- The Washington Times - Friday, November 28, 2008

DEOGARH DISTRICT, India | On a recent morning, hundreds of poor villagers - many barefoot and illiterate - crowded closely together under a large tent to relate stories of government corruption and well-heeled state bureaucrats.

Although chauffeur-driven government officials have long listened to the woes of the subcontinent’s subaltern, this was clearly different.

The government representatives in the eastern state of Jharkhand endured seven hours of criticism regarding official venality thanks to a new law that has empowered the most marginalized of India’s low-caste rural workers to speak truth to power.

The plan under the National Rural Employment Guarantee Act (NREGA), which began all across India in 2006, is one of the largest jobs programs in history. It guarantees the head of each rural household employment at the state minimum wage (typically $2 a day) for 100 days each year.

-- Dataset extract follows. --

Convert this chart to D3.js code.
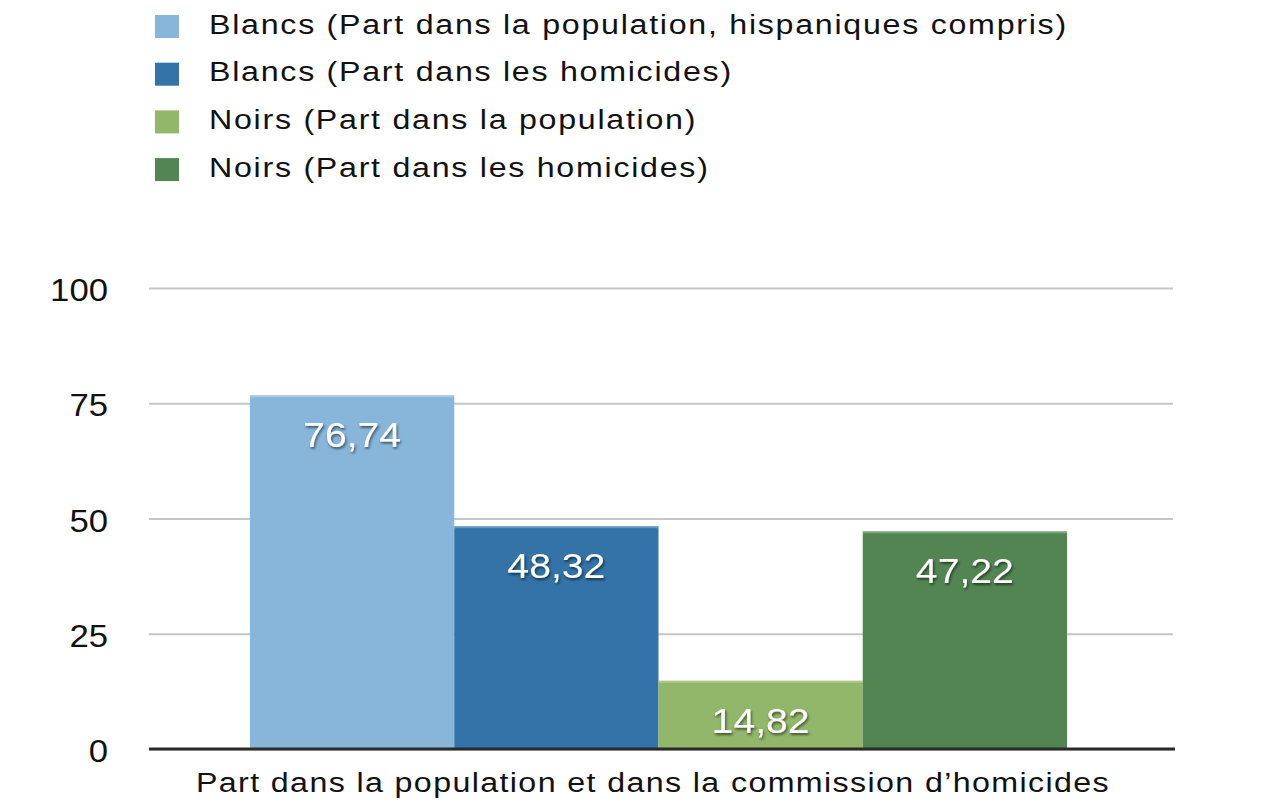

The massive $5.5 billion jobs program, which aims to alleviate poverty for many of India’s 700 million rural residents, has reached 90 million people.

The jobs are typically in construction — building roads, wells or drainage ditches — but can be anything deemed important by a participating community.

At least one-third of the workers must be women.

Most analysts agree that NREGA has the game-changing potential to upend centuries of caste and class discrimination. It not only gives poor people jobs but also gives them the right to demand accountability at any time.

Contractors and middlemen — long symbols of local wealth and corruption — are barred from participation, and public review and inspections of all documents are required at regular intervals.

“It’s not the end of poverty,” said Jean Dreze, a Belgian-born, naturalized Indian citizen and one of India’s most famous social activists. “But it means the kind of extreme insecurity that people live in today is basically not there anymore because you can get work for up to 100 days and at the minimum wage, which is not at all bad.”

The linchpin of the program is public hearings called “social audits” in which villagers review work orders, engineering reports, payment records, work sheets and other official documents. For those who are illiterate, the records are read aloud.

But critics say NREGA also has the potential to become another vehicle for government officials to line their pockets.

Hirya Devi, 45, says she worked on a well construction project for two months but was never paid. She says her foreman pocketed her salary, bought a motorcycle with the money and dared her to file a grievance.

“I’m an old woman. I don’t have money to go run after government officials,” said the woman, who looks at least 10 years older than her age.

Mr. Dreze concedes that such shenanigans occur, saying it’s often villagers of higher castes who are part of a feudal system of patronage and indebtedness in which landless peasants like Hirya Devi work for them or their relatives. In Deogarh district, poverty and illiteracy rates are high, and many are unaware of their rights.

In a recent assembly organized by Mr. Dreze, villager after villager recited stories of corruption, intimidation and embezzlement into a crackling microphone.

Bidya Marande, a frail 65-year-old woman clad in a yellow sari, her arms and chest covered in deep blue tribal tattoos, took the microphone. She spoke with Manchand Rajwar, a 25-year-old man with severe polio. Both said they were surprised to find their names listed as employees of a well project when they are not capable of manual labor. Other villagers complained of paying bribes to receive NREGA job cards or receiving only a fraction of their salaries.

To be sure, denouncing corrupt officials is still risky business in India.

In May, the day before a social audit in Jharkhand, Lalit Mehta, a tireless social activist, was found dead in a shallow grave, his body badly beaten.

After Mr. Mehta’s killing, which is being probed by federal investigators, many Indians began questioning NREGA’s effectiveness.

Amita Sharma, the head of the NREGA program in the federal Ministry of Rural Development in New Delhi, concedes that there are problems but says transparency is the ticket to success. She wants records and names of workers for each project, bank deposits and data on how much the central government spends in each district to be posted online. She says some 50 million NREGA workers are registered online at www.nrega.nic.in.

“Any outside person who wants to do a reality check — all they have to do is pull out the data,” Ms. Sharma said. It “creates a system of checks and balances.”

But for laborers in poor rural areas where Internet penetration and computer literacy are in the low single digits, Web transparency underscores a growing chasm between a wealthy, connected, urban India and its much larger, poorer, rural cousin.

In Deogarh district, for example, most homes lack electricity.

“The whole nexus between the politicians and the contractors and the corrupt bureaucrats is very strong,” said Mr. Dreze, who with a team of economists, college students and farmers recently spent a week in Jharkhand, combing through files, confirming names on work sheets and whether salaries were paid.

“[Corruption] is the root of all the ills and woes afflicting rural governance in India and the execution of NREGA,” said Parshuram Rai, director of the New Delhi-based Center for Environment and Food Security.

“There is a lot of hype about empowerment, but the truth on the ground is very disappointing.”